Характерно, что высмеиванию подлежат сами слова женщины, пожелавшей завести ребенка, и предпринимающей к этому самостоятельные шаги. Притом что, согласно предписываемой женщинам социокультурной норме, брак и рождение детей не мыслились отдельно одно от другого, в реальной жизни встречались и браки без детей[243] (правда, обусловленные не столько репродуктивным выбором женщин, сколько медицинскими показаниями), и дети вне браков[244].

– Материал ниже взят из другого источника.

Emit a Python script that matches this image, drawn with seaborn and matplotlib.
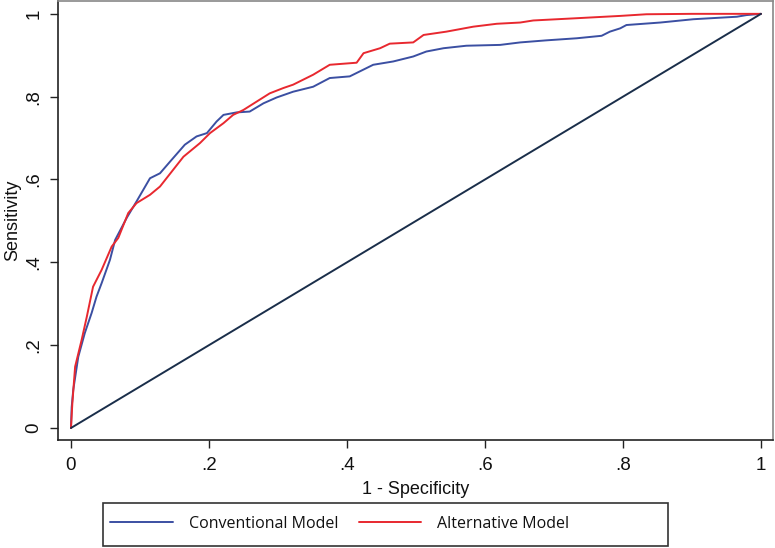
"""ROC curves: conventional vs alternative model (Stata-style look)."""

import matplotlib
matplotlib.use("Agg")
import matplotlib.pyplot as plt
import pandas as pd
import seaborn as sns
from matplotlib.patches import Rectangle

# curve points (1 - specificity, sensitivity)
conv_fpr = [0.0, 0.001, 0.0033, 0.0106, 0.020, 0.030, 0.037, 0.0445, 0.0565,
            0.064, 0.081, 0.095, 0.1145, 0.129, 0.1435, 0.165, 0.182, 0.197,
            0.211, 0.221, 0.240, 0.259, 0.279, 0.298, 0.322, 0.351, 0.375,
            0.404, 0.438, 0.467, 0.496, 0.515, 0.540, 0.573, 0.622, 0.651,
            0.689, 0.733, 0.769, 0.781, 0.796, 0.805, 0.854, 0.902, 0.965,
            0.979, 1.0]
conv_tpr = [0.0, 0.05, 0.092, 0.172, 0.229, 0.278, 0.317, 0.350, 0.406,
            0.454, 0.508, 0.547, 0.603, 0.615, 0.643, 0.684, 0.704, 0.712,
            0.740, 0.756, 0.762, 0.764, 0.784, 0.798, 0.812, 0.824, 0.845,
            0.849, 0.877, 0.885, 0.897, 0.909, 0.917, 0.923, 0.925, 0.931,
            0.936, 0.941, 0.947, 0.957, 0.965, 0.973, 0.979, 0.987, 0.993,
            0.997, 1.0]

alt_fpr = [0.0, 0.002, 0.006, 0.0155, 0.023, 0.032, 0.0445, 0.059, 0.0686,
           0.083, 0.095, 0.1145, 0.129, 0.146, 0.163, 0.187, 0.2015, 0.221,
           0.235, 0.250, 0.269, 0.288, 0.308, 0.322, 0.351, 0.375, 0.414,
           0.424, 0.448, 0.462, 0.496, 0.511, 0.544, 0.583, 0.617, 0.651,
           0.670, 0.728, 0.796, 0.834, 0.9, 1.0]
alt_tpr = [0.0, 0.06, 0.148, 0.213, 0.269, 0.341, 0.382, 0.438, 0.459,
           0.519, 0.543, 0.563, 0.583, 0.619, 0.655, 0.688, 0.712, 0.736,
           0.756, 0.768, 0.788, 0.808, 0.821, 0.829, 0.853, 0.877, 0.882,
           0.905, 0.917, 0.928, 0.931, 0.949, 0.957, 0.969, 0.976, 0.979,
           0.984, 0.989, 0.995, 0.999, 1.0, 1.0]

ref_x = [0.0, 1.0]
ref_y = [0.0, 1.0]

models = ["Conventional Model", "Alternative Model"]
ticks = [0, 0.2, 0.4, 0.6, 0.8, 1.0]
tick_labels = ["0", ".2", ".4", ".6", ".8", "1"]

BLUE = "#3b4fa2"
RED = "#e8282f"
NAVY = "#1a2e4a"

sns.set_style("ticks")
plt.rcParams["font.family"] = ["Liberation Sans", "DejaVu Sans"]

df = pd.concat([
    pd.DataFrame({"fpr": conv_fpr, "tpr": conv_tpr, "model": models[0]}),
    pd.DataFrame({"fpr": alt_fpr, "tpr": alt_tpr, "model": models[1]}),
], ignore_index=True)

fig = plt.figure(figsize=(7.75, 5.48), dpi=100)
ax = fig.add_axes([58 / 775, 108 / 548, 715 / 775, 439 / 548])

sns.lineplot(data=df, x="fpr", y="tpr", hue="model", palette=[BLUE, RED],
             sort=False, estimator=None, lw=1.4, ax=ax, legend=False)
sns.lineplot(x=ref_x, y=ref_y, color=NAVY, lw=1.4, ax=ax)

ax.set_xlim(-0.0188, 1.0174)
ax.set_ylim(-0.029, 1.031)
ax.set_xticks(ticks)
ax.set_xticklabels(tick_labels)
ax.set_yticks(ticks)
ax.set_yticklabels(tick_labels, rotation=90, va="center")
ax.tick_params(axis="both", direction="out", length=6, width=1,
               color="#222222", labelcolor="#111111", labelsize=13.5, pad=5,
               bottom=True, left=True, top=False, right=False)
ax.tick_params(axis="x", pad=6)
ax.set_xlabel("1 - Specificity", fontsize=13, labelpad=5, color="#111111")
ax.set_ylabel("Sensitivity", fontsize=13, labelpad=3, color="#111111")

for side in ("left", "bottom"):
    ax.spines[side].set_color("#222222")
    ax.spines[side].set_linewidth(1.2)
for side in ("top", "right"):
    ax.spines[side].set_visible(True)
    ax.spines[side].set_color("#888888")
    ax.spines[side].set_linewidth(1.2)

handles = [plt.Line2D([], [], color=BLUE, lw=1.4),
           plt.Line2D([], [], color=RED, lw=1.4)]
leg = fig.legend(handles, models, loc="center left",
                 bbox_to_anchor=(104 / 775, 1 - 524 / 548), ncol=2,
                 frameon=False, handlelength=3.9, handletextpad=1.0,
                 columnspacing=1.3, borderaxespad=0,
                 prop={"family": "Open Sans", "size": 11.5})
for t in leg.get_texts():
    t.set_color("#111111")

fig.patches.append(Rectangle((103 / 775, 2 / 548), 565 / 775, 43 / 548,
                             transform=fig.transFigure, fill=False,
                             edgecolor="#333333", lw=1.2))

fig.savefig("out.png", dpi=100)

Применительно к девичеству мы изучали возможности добрачных связей и беременностей дворянок[245], которые запечатлены в том числе и в литературной традиции XIX века[246]. Что касается внебрачных беременностей замужних женщин и вдов, такие примеры тоже существовали[247]. Полковница Татьяна Федоровна Ярославова имела внебрачных детей, «воспитанников», от Ф. Г. Орлова (1741–1796), который не был женат[248]. Печально известная Салтычиха, «вдова Дарья Николаева которая по следствию в Юстиц коллегии оказалась что немалое число людей своих мужескаго и женскаго пола безчеловечно мучителски убивала до смерти», уже находясь в застенке, забеременела от связи с караульным солдатом[249]. Тем более русская мужская эпиграмма второй половины XVIII века, педалировавшая тему женской сексуальности, не оставила этот сюжет без внимания:
«Я обесчещена», – пришла просить вдова.
Однако знал судья, кто просит такова.
«Чем?» – спрашивал ее. «Сегодня у соседа, –
Ответствовала та, – случилася беседа.
Тут гостья на меня так грубо солгала:
Уж ты-де во вдовстве четырех родила».